Today’s potential victim is The Haywain, based in Bartley.
The Haywain is a Stonehouse establishment. If you don’t know what Stonehouse is, imagine a worse version of Tobey Carvery & add pizzas to the menu. Our team of professional reviewers aren’t reviewing its carvery or pizza quality, though, we just want a pint & some chips.
Does this pub have some local charm? Or is it a “not very clean or tidy” venue with “dirty menus” & “rude & very miserable” staff as local guide Teresa Jenkins said in her notorious Google review?
Editors note: Teresa was a tad harsh.
1) How was the booze selection? 🥃

George says: “They don’t have Peroni.”
Neil says: “Strongbow being the only cider on tap is inexcusable.”
Jake says: “It was owned by a woman and her husband was called Wayne, hence why it’s called The Haywain.”
2) How good were the chips? 🍟

Chef says: “Good chips [shrugs].”
Neil says: “Having real Heinz is nice.”
3) Cleanliness of the glasses 🍷

George says: “Crunchy stuff at the top of the glass is a bit gross.”
4) How good are the toilets? 💩

Jake says: “If you’re going to spend some money on some nice flooring… spend it in here [gesturing around the pub]. A bit uninspiring.”
5) How were the staff?👩🍳

Jake says: “Fit!”
George says: “Super friendly & attentive.”
6) How was the venue? 🏚

Jake says: “Nan chique”
George says: “Skanky little pub for skanky men.”
7) Overall score 🍻

Neil says: “Disappointed that the festive menu is still on display in the toilet.

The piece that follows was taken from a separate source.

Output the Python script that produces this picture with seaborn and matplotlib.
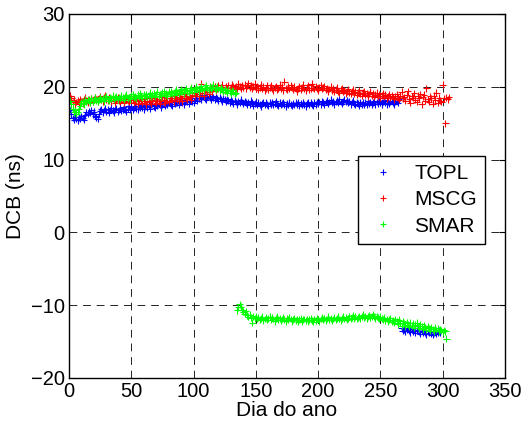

Not like they have fuck all else to do [referring to the pub being quiet].”
George says: “Despite the pub’s shortcomings it’s pretty average. The only member of staff working tonight night was proactive, & provided table service despite us initially not intending on having food. To be fair the only reason this wasn’t a negative experience was probably due to the staff.”
Chef: “[He cringes as he speaks] Brings back old memories. I’ve had the carvery twice before. The pizza was nice.”
Jake says: “[On his phone] It’s loading the cookies… No, that’s not my quote. As wanton wan the boys [he begins to babble on about some stupid shit]… I think there’s potential, but it looks like Goodies mixed with my Nan’s house.”
Today’s unique fact: Jake doesn’t think he knows how to put on a condom anymore.